Whoever was the original founder of this Castle, “whether Godricus Dux, who witnessed King Canute’s charters, or any chieftain prior to him,” it is certain that the earliest authenticated record yet discovered, is of A.D. 1204, when it was given by “King John to William Strigul, Earl Marshall, to hold by the service of two knights’ fees.” His son Walter, Earl of Pembroke—as noticed in a former page of this volume—died here in December, 1245. It was afterwards conveyed by a female to William de Valentia, Earl of Pembroke, whose third son, Aymer de Valence, became his heir, and was murdered in France in 1323. From him it passed to the Talbots, by the marriage of Elizabeth Comyn, daughter of Joan, his second sister, with Sir Richard, afterwards Lord Talbot, who procured the license from Edward the Third to have a prison here.
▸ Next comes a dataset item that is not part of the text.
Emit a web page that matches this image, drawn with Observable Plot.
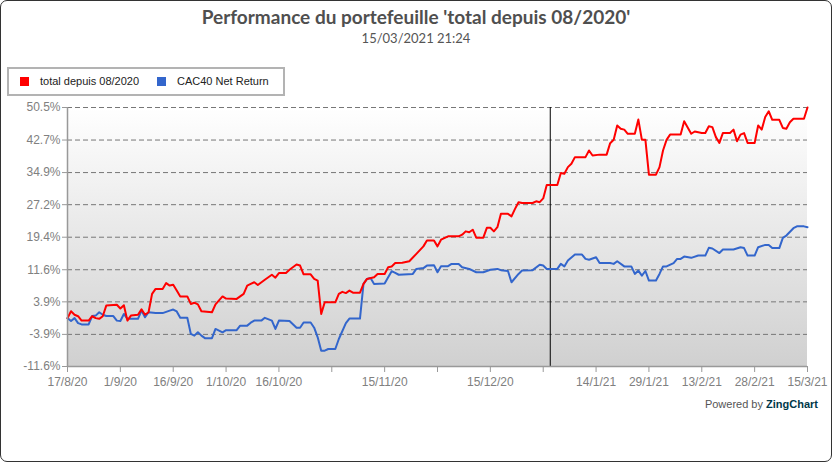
<!DOCTYPE html>
<html>
<head>
<meta charset="utf-8">
<script src="https://cdn.jsdelivr.net/npm/d3@7"></script>
<script src="https://cdn.jsdelivr.net/npm/@observablehq/plot@0.6"></script>
<style>
html, body { margin: 0; padding: 0; background: #fff; }
#chart { position: relative; width: 832px; height: 462px; overflow: hidden; font-family: Arial, "Liberation Sans", sans-serif; }
#plot { position: absolute; left: 0; top: 0; }
#frame { position: absolute; left: 0; top: 0; width: 830px; height: 460px; border: 1px solid #333; border-radius: 7px; pointer-events: none; }
#title { position: absolute; left: 0; width: 832px; top: 5px; text-align: center; font: bold 19px Lato, sans-serif; color: #4f4f4f; }
#subtitle { position: absolute; left: 0; width: 832px; top: 30px; text-align: center; font: 13px Lato, sans-serif; color: #555; }
#legend { position: absolute; left: 7px; top: 67px; width: 274px; height: 25px; border: 2px solid #b3b3b3; background: #fff; font: 11px Arial, "Liberation Sans", sans-serif; color: #222; }
.item { position: absolute; top: 0; height: 25px; line-height: 25px; white-space: nowrap; }
.sw { position: absolute; top: 8px; width: 9px; height: 9px; }
#footer { position: absolute; right: 14px; top: 398px; font: 11px Arial, "Liberation Sans", sans-serif; color: #555; }
#footer b { color: #003849; }
</style>
</head>
<body>
<div id="chart">
  <div id="plot"></div>
  <div id="title"></div>
  <div id="subtitle"></div>
  <div id="legend"></div>
  <div id="footer">Powered by <b>ZingChart</b></div>
  <div id="frame"></div>
</div>
<script>
const titleText = "Performance du portefeuille 'total depuis 08/2020'";
const subtitleText = "15/03/2021 21:24";
const seriesNames = ["total depuis 08/2020", "CAC40 Net Return"];
const seriesColors = ["#ff0000", "#3366cc"];

const redDates = ["2020-08-17","2020-08-18","2020-08-19","2020-08-20","2020-08-21","2020-08-23","2020-08-24","2020-08-25","2020-08-26","2020-08-27","2020-08-28","2020-08-31",
"2020-09-01","2020-09-02","2020-09-03","2020-09-04","2020-09-06","2020-09-07","2020-09-08","2020-09-09","2020-09-10","2020-09-11","2020-09-13","2020-09-14","2020-09-15","2020-09-16","2020-09-17","2020-09-18","2020-09-20","2020-09-21","2020-09-22","2020-09-23","2020-09-24","2020-09-27","2020-09-28","2020-09-30",
"2020-10-01","2020-10-04","2020-10-06","2020-10-07","2020-10-08","2020-10-09","2020-10-10","2020-10-12","2020-10-14","2020-10-15","2020-10-16","2020-10-18","2020-10-19","2020-10-21","2020-10-22","2020-10-23","2020-10-25","2020-10-26","2020-10-27","2020-10-28","2020-10-29",
"2020-11-01","2020-11-02","2020-11-03","2020-11-04","2020-11-05","2020-11-06","2020-11-08","2020-11-09","2020-11-10","2020-11-12","2020-11-13","2020-11-15","2020-11-16","2020-11-17","2020-11-18","2020-11-20","2020-11-22","2020-11-24","2020-11-26","2020-11-27","2020-11-29","2020-11-30",
"2020-12-01","2020-12-03","2020-12-06","2020-12-07","2020-12-08","2020-12-09","2020-12-10","2020-12-11","2020-12-13","2020-12-14","2020-12-15","2020-12-16","2020-12-17","2020-12-18","2020-12-20","2020-12-21","2020-12-22","2020-12-23","2020-12-24","2020-12-27","2020-12-28","2020-12-29","2020-12-30","2020-12-31",
"2021-01-03","2021-01-04","2021-01-05","2021-01-06","2021-01-07","2021-01-08","2021-01-11","2021-01-12","2021-01-13","2021-01-15","2021-01-17","2021-01-18","2021-01-19","2021-01-20","2021-01-21","2021-01-22","2021-01-23","2021-01-25","2021-01-26","2021-01-27","2021-01-28","2021-01-29","2021-01-31",
"2021-02-01","2021-02-02","2021-02-03","2021-02-04","2021-02-07","2021-02-08","2021-02-10","2021-02-11","2021-02-13","2021-02-14","2021-02-15","2021-02-16","2021-02-17","2021-02-18","2021-02-19","2021-02-21","2021-02-22","2021-02-23","2021-02-24","2021-02-25","2021-02-26","2021-02-28",
"2021-03-01","2021-03-02","2021-03-03","2021-03-04","2021-03-05","2021-03-07","2021-03-08","2021-03-09","2021-03-10","2021-03-11","2021-03-14","2021-03-15"];
const redValues = [0,1.65,0.8,0.45,-0.6,-0.6,0.45,0.0,-0.17,0.45,3.0,3.2,
2.3,3.1,-0.6,0.6,0.8,2.1,0.8,1.4,5.8,7.0,7.0,8.4,7.8,8.0,6.6,5.2,5.2,3.4,3.7,3.3,1.65,1.4,3.3,5.2,
4.7,4.6,5.8,7.8,8.2,8.6,7.95,9.2,10.4,9.7,10.8,10.8,11.6,12.85,12.6,10.5,10.5,9.4,9.0,1.0,3.8,
3.8,5.8,6.3,6.0,6.6,6.1,6.1,8.2,9.4,9.8,10.6,10.6,12.2,12.4,13.2,13.3,13.65,15.4,17.2,18.6,18.6,17.2,
18.8,19.6,19.6,20.0,20.8,20.6,21.2,19.3,19.3,21.65,21.65,20.8,21.8,25.0,25.0,24.4,26.2,27.8,27.6,27.6,28.0,27.8,28.7,31.9,
31.9,34.8,34.6,36.2,37.0,38.6,38.6,40.2,39.0,39.2,39.2,41.95,42.75,46.2,45.4,45.2,44.2,44.2,47.6,42.75,42.75,34.4,34.4,
36.2,40.2,42.75,44.0,44.0,47.2,44.2,44.75,44.4,44.4,46.0,45.8,43.4,42.0,44.4,44.4,45.2,42.4,44.0,44.35,42.0,42.0,
46.2,45.2,48.2,49.6,47.55,47.55,45.6,45.4,46.95,47.8,47.8,50.5];

const blueDates = ["2020-08-17","2020-08-18","2020-08-19","2020-08-20","2020-08-21","2020-08-23","2020-08-24","2020-08-25","2020-08-26","2020-08-27","2020-08-28","2020-08-30","2020-08-31",
"2020-09-01","2020-09-02","2020-09-03","2020-09-06","2020-09-07","2020-09-08","2020-09-09","2020-09-11","2020-09-13","2020-09-15","2020-09-16","2020-09-17","2020-09-18","2020-09-20","2020-09-21","2020-09-22","2020-09-23","2020-09-24","2020-09-25","2020-09-27","2020-09-28","2020-09-30",
"2020-10-01","2020-10-04","2020-10-05","2020-10-07","2020-10-08","2020-10-09","2020-10-11","2020-10-12","2020-10-14","2020-10-15","2020-10-16","2020-10-19","2020-10-21","2020-10-22","2020-10-23","2020-10-25","2020-10-26","2020-10-27","2020-10-28","2020-10-29","2020-10-30",
"2020-11-01","2020-11-02","2020-11-04","2020-11-05","2020-11-08","2020-11-09","2020-11-10","2020-11-11","2020-11-12","2020-11-15","2020-11-16","2020-11-17","2020-11-18","2020-11-19","2020-11-23","2020-11-24","2020-11-26","2020-11-27","2020-11-29","2020-11-30",
"2020-12-01","2020-12-03","2020-12-04","2020-12-06","2020-12-07","2020-12-09","2020-12-11","2020-12-13","2020-12-15","2020-12-17","2020-12-18","2020-12-20","2020-12-21","2020-12-23","2020-12-24","2020-12-27","2020-12-29","2020-12-30","2020-12-31",
"2021-01-03","2021-01-04","2021-01-05","2021-01-06","2021-01-08","2021-01-10","2021-01-11","2021-01-12","2021-01-14","2021-01-15","2021-01-18","2021-01-19","2021-01-20","2021-01-22","2021-01-24","2021-01-25","2021-01-26","2021-01-27","2021-01-28","2021-01-29","2021-01-31",
"2021-02-01","2021-02-02","2021-02-03","2021-02-05","2021-02-06","2021-02-07","2021-02-08","2021-02-10","2021-02-12","2021-02-14","2021-02-15","2021-02-16","2021-02-18","2021-02-19","2021-02-22","2021-02-24","2021-02-25","2021-02-26","2021-02-28",
"2021-03-01","2021-03-03","2021-03-04","2021-03-05","2021-03-07","2021-03-08","2021-03-09","2021-03-11","2021-03-12","2021-03-14","2021-03-15"];
const blueValues = [0.0,-0.7,0.0,-1.2,-1.5,-1.5,0.5,0.6,1.4,0.8,0.5,0.5,-0.6,
-0.7,1.0,-0.17,-0.17,1.8,0.2,1.4,1.2,1.2,1.8,2.05,1.6,0.07,0.07,-3.8,-4.2,-3.4,-4.2,-4.8,-4.8,-2.6,-3.4,
-2.9,-2.9,-1.8,-1.8,-1.1,-0.6,-0.6,0.07,-0.6,-2.6,-0.6,-0.7,-2.3,-2.3,-1.05,-1.05,-2.3,-4.6,-7.8,-7.8,-7.4,
-7.4,-5.0,-1.2,-0.1,-0.1,8.2,9.4,9.6,8.2,8.3,9.8,11.25,10.85,10.4,10.6,11.8,12.0,12.6,12.7,11.0,
12.45,12.45,13.0,13.0,12.2,11.8,11.0,11.0,11.6,11.8,11.5,11.3,8.6,10.6,11.4,11.5,12.8,12.6,11.8,
11.8,13.0,12.4,13.8,15.25,15.25,14.2,14.0,14.6,13.2,13.2,13.0,13.65,12.4,12.4,10.6,11.4,10.2,11.3,9.0,9.0,
10.6,12.4,12.4,13.2,14.2,14.2,14.75,14.45,15.0,15.0,16.85,16.7,15.6,16.45,16.45,17.0,16.8,15.0,15.0,
17.0,17.55,17.55,16.8,16.8,19.25,19.8,21.55,22.0,22.0,21.8];

const xDomain = ["2020-08-17", "2021-03-15"];
const xTickDates = ["2020-08-17","2020-09-01","2020-09-16","2020-10-01","2020-10-16","2020-10-31","2020-11-15","2020-11-30","2020-12-15","2020-12-30","2021-01-14","2021-01-29","2021-02-13","2021-02-28","2021-03-15"];
const xTickLabels = ["17/8/20","1/9/20","16/9/20","1/10/20","16/10/20","","15/11/20","","15/12/20","","14/1/21","29/1/21","13/2/21","28/2/21","15/3/21"];
const yTicks = [-11.6, -3.9, 3.9, 11.6, 19.4, 27.2, 34.9, 42.7, 50.5];
const markerDates = ["2021-01-01"];

const parse = d3.utcParse("%Y-%m-%d");
const redData = redDates.map((d, i) => ({date: parse(d), value: redValues[i]}));
const blueData = blueDates.map((d, i) => ({date: parse(d), value: blueValues[i]}));
const tickDates = xTickDates.map(parse);
const labelMap = new Map(tickDates.map((d, i) => [+d, xTickLabels[i]]));
const yMin = d3.min(yTicks), yMax = d3.max(yTicks);

document.getElementById("title").textContent = titleText;
document.getElementById("subtitle").textContent = subtitleText;
const legend = document.getElementById("legend");
const legendX = [[11, 31], [148, 168]];
seriesNames.forEach((name, i) => {
  const sw = document.createElement("div");
  sw.className = "sw"; sw.style.left = legendX[i][0] + "px"; sw.style.background = seriesColors[i];
  const t = document.createElement("div");
  t.className = "item"; t.style.left = legendX[i][1] + "px"; t.textContent = name;
  legend.append(sw, t);
});

function background(index, scales, values, dims) {
  const ns = "http://www.w3.org/2000/svg";
  const g = document.createElementNS(ns, "g");
  g.innerHTML = '<defs><linearGradient id="plotbg" x1="0" y1="0" x2="0" y2="1"><stop offset="0" stop-color="#ffffff"/><stop offset="1" stop-color="#d0d0d0"/></linearGradient></defs>';
  const r = document.createElementNS(ns, "rect");
  r.setAttribute("x", dims.marginLeft);
  r.setAttribute("y", dims.marginTop);
  r.setAttribute("width", dims.width - dims.marginLeft - dims.marginRight);
  r.setAttribute("height", dims.height - dims.marginTop - dims.marginBottom);
  r.setAttribute("fill", "url(#plotbg)");
  g.append(r);
  return g;
}

const chart = Plot.plot({
  width: 832,
  height: 462,
  marginTop: 107,
  marginBottom: 96,
  marginLeft: 67,
  marginRight: 25,
  style: {fontFamily: "Arial, 'Liberation Sans', sans-serif", fontSize: "12px", background: "transparent"},
  x: {type: "utc", domain: xDomain.map(parse)},
  y: {domain: [yMin, yMax]},
  marks: [
    background,
    Plot.ruleY(yTicks.filter(v => v !== yMin), {stroke: "#777", strokeWidth: 1, strokeDasharray: "5,3"}),
    Plot.ruleX(markerDates.map(parse), {stroke: "#000", strokeWidth: 1}),
    Plot.line(blueData, {x: "date", y: "value", stroke: seriesColors[1], strokeWidth: 2}),
    Plot.line(redData, {x: "date", y: "value", stroke: seriesColors[0], strokeWidth: 2}),
    Plot.ruleY([yMin], {stroke: "#999", strokeWidth: 1.5}),
    Plot.ruleX([parse(xDomain[0])], {stroke: "#999", strokeWidth: 1.5}),
    Plot.axisY({ticks: yTicks, tickFormat: d => d.toFixed(1) + "%", tickSize: 5, tickPadding: 2, stroke: "#999", fill: "#808080", label: null}),
    Plot.axisX({ticks: tickDates, tickFormat: d => labelMap.get(+d), tickSize: 6, tickPadding: 5, stroke: "#999", fill: "#808080", label: null})
  ]
});
document.getElementById("plot").append(chart);
</script>
</body>
</html>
This Richard was a renowned soldier and statesman; and is thought to have expended a considerable part of the ransoms, obtained from his prisoners taken in the French wars, on the reparation and improvement of Goodrich Castle. His descendant, John Talbot, the great Earl of Shrewsbury, who was killed at the battle of Castillon, in the year 1453, was first buried at Rouen; and in enumeration of his titles on the monument raised to his memory, he is styled “Lord of Goderich and Orchenfield.” His successors were equally distinguished for bravery, and were frequently employed in offices of great trust. George,[194] the sixth earl, had the custody of Mary, Queen of Scots, committed to his charge. That these places were really alienated is improbable, as Gilbert, seventh Earl of Shrewsbury, was in possession of this castle and manor at the period of his death in the 14th of James the First. Elizabeth, his second daughter and co-heiress, conveyed them in marriage to Henry de Grey, Earl of Kent, in whose family they continued till the year 1740, when, on the death of Henry, Duke of Kent, they were sold to Admiral Griffin.